Getting a Change of Scenery in Mineclass

Today we started class in our regular cave classroom. Perhaps unsurprisingly, when I first built the space I modeled it on the attributes of a physical classroom. It has a “front” with a podium and a blackboard and virtual books. At the time I guess I designed it thinking that those things would signal “classroom.” Using it for these first weeks, it has already come to feel like a classroom—albeit a much more cute and colorful one than those in real life.
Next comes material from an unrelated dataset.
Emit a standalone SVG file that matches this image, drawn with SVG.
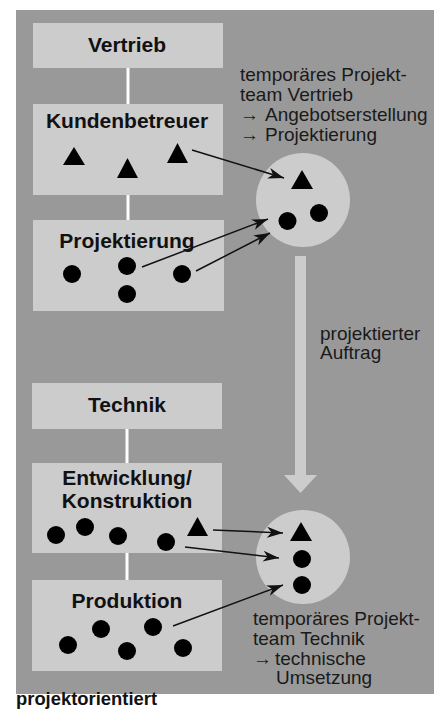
<svg xmlns="http://www.w3.org/2000/svg" width="438" height="714" viewBox="0 0 438 714">
  <style>
    .panel { fill: #999999; }
    .box { fill: #cccccc; }
    .team { fill: #cccccc; }
    .link { stroke: #ffffff; stroke-width: 3; }
    .flow { stroke: #111111; stroke-width: 1.5; fill: none; marker-end: url(#head); }
    .title { font-family: "Liberation Sans", Arial, sans-serif; font-weight: bold; font-size: 21px; fill: #111111; text-anchor: middle; }
    .note { font-family: "Liberation Sans", Arial, sans-serif; font-size: 19px; fill: #1a1a1a; }
    .arr { font-weight: bold; }
    .caption { font-family: "Liberation Sans", Arial, sans-serif; font-weight: bold; font-size: 18.4px; fill: #111111; }
    .m { fill: #000000; }
  </style>
  <defs>
    <marker id="head" markerUnits="userSpaceOnUse" markerWidth="17" markerHeight="12" viewBox="-16 -6 17 12" refX="0" refY="0" orient="auto">
      <path d="M0,0 L-16,-5.5 L-11.5,0 L-16,5.5 Z" fill="#111111"/>
    </marker>
  </defs>

  <!-- background panel -->
  <rect class="panel" x="16" y="10" width="418" height="684"/>

  <!-- white hierarchy links -->
  <g id="links">
    <line class="link" x1="128" y1="68" x2="128" y2="104"/>
    <line class="link" x1="128" y1="195" x2="128" y2="220"/>
    <line class="link" x1="127" y1="429" x2="127" y2="463"/>
    <line class="link" x1="127" y1="553" x2="127" y2="580"/>
  </g>

  <!-- Vertrieb -->
  <g id="vertrieb">
    <rect class="box" x="33" y="23" width="190" height="45"/>
    <text class="title" x="127" y="52">Vertrieb</text>
  </g>

  <g id="kundenbetreuer">
    <rect class="box" x="33" y="104" width="190" height="91"/>
    <text class="title" x="127" y="128">Kundenbetreuer</text>
    <polygon class="m" points="74,147 63,165 85,165"/>
    <polygon class="m" points="127.5,158 117,178 138,178"/>
    <polygon class="m" points="177.5,143 167,163 188,163"/>
  </g>

  <g id="projektierung">
    <rect class="box" x="33" y="220" width="191" height="91"/>
    <text class="title" x="127" y="248">Projektierung</text>
    <circle class="m" cx="72" cy="274" r="9"/>
    <circle class="m" cx="127" cy="266" r="9"/>
    <circle class="m" cx="182" cy="274" r="9"/>
    <circle class="m" cx="127" cy="294" r="9"/>
  </g>

  <!-- Technik -->
  <g id="technik">
    <rect class="box" x="32" y="383" width="190" height="46"/>
    <text class="title" x="127" y="412">Technik</text>
  </g>

  <g id="entwicklung">
    <rect class="box" x="32" y="463" width="190" height="90"/>
    <text class="title" x="127" y="485">Entwicklung/</text>
    <text class="title" x="127" y="508">Konstruktion</text>
    <circle class="m" cx="56" cy="535" r="9"/>
    <circle class="m" cx="85" cy="527" r="9"/>
    <circle class="m" cx="118" cy="536" r="9"/>
    <circle class="m" cx="166" cy="542" r="9"/>
    <polygon class="m" points="197.5,517 187,536 208,536"/>
  </g>

  <g id="produktion">
    <rect class="box" x="32" y="580" width="190" height="91"/>
    <text class="title" x="127" y="608">Produktion</text>
    <circle class="m" cx="68" cy="645" r="9"/>
    <circle class="m" cx="101" cy="629" r="9"/>
    <circle class="m" cx="127" cy="651" r="9"/>
    <circle class="m" cx="153" cy="627" r="9"/>
    <circle class="m" cx="183" cy="648" r="9"/>
  </g>

  <!-- temporary project team: sales -->
  <g id="team-vertrieb">
    <circle class="team" cx="303" cy="200" r="47"/>
    <polygon class="m" points="302,170 291,189 313,189"/>
    <circle class="m" cx="287.5" cy="221" r="9"/>
    <circle class="m" cx="319" cy="213" r="9"/>
    <text class="note" x="240" y="81">temporäres Projekt-</text>
    <text class="note" x="240" y="101">team Vertrieb</text>
    <text class="note" y="121"><tspan class="arr" x="240">→</tspan><tspan x="265">Angebotserstellung</tspan></text>
    <text class="note" y="141"><tspan class="arr" x="240">→</tspan><tspan x="265">Projektierung</tspan></text>
  </g>

  <!-- handover to engineering -->
  <g id="auftrag">
    <rect class="team" x="295" y="256" width="11" height="220"/>
    <polygon class="team" points="284,475 317,475 300.5,493"/>
    <text class="note" x="320" y="340">projektierter</text>
    <text class="note" x="320" y="359">Auftrag</text>
  </g>

  <!-- temporary project team: engineering -->
  <g id="team-technik">
    <circle class="team" cx="303" cy="557" r="47"/>
    <polygon class="m" points="301,522 290,541 312,541"/>
    <circle class="m" cx="302" cy="559" r="9"/>
    <circle class="m" cx="302" cy="585" r="9"/>
    <text class="note" x="253" y="625">temporäres Projekt-</text>
    <text class="note" x="253" y="645">team Technik</text>
    <text class="note" y="665"><tspan class="arr" x="253">→</tspan><tspan x="275">technische</tspan></text>
    <text class="note" x="276" y="684">Umsetzung</text>
  </g>

  <!-- staff assignment arrows -->
  <g id="connectors">
    <line class="flow" x1="192" y1="150" x2="284" y2="178"/>
    <line class="flow" x1="142" y1="267" x2="268" y2="219"/>
    <line class="flow" x1="196" y1="271" x2="270" y2="233"/>
    <line class="flow" x1="213" y1="530" x2="283" y2="533"/>
    <line class="flow" x1="185" y1="547" x2="279" y2="558"/>
    <line class="flow" x1="173" y1="626" x2="283" y2="585"/>
  </g>

  <text class="caption" x="16" y="705">projektorientiert</text>
</svg>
Today, however, I guess things were just feeling stale, so I thought I’d mix things up a bit by asking the class to follow me out of the classroom and fly together out past our classroom valley, over a small sea and onto a terraced place on a mountainside. Gathered together in the open air with virtual Old Main off in the distance, the feeling was very interesting. One student said that it really did feel like we had traveled somewhere together on a field trip—even though we were all still physically in the same places and connected by Zoom in the same way. Moving our avatars through Minecraft space to a new location literally gave us a new sense of perspective on the class. We had moved and this offered a change of pace. To double-down on that feeling I instructed the class to pair up and go build themselves simple, small mountaintop retreats to have their breakout group conversations. It made for quite an interesting contrast to our regular class.

Oh, and we settled on a name for all of this: Mineclass. After class I discovered it’s hardly original—there are quite a few Minecraft-related educational things that use the same moniker, but for now we are going to stick with it. Also, it will be a useful tag for me to add to all of my posts related to this semester’s work in digital anthropology.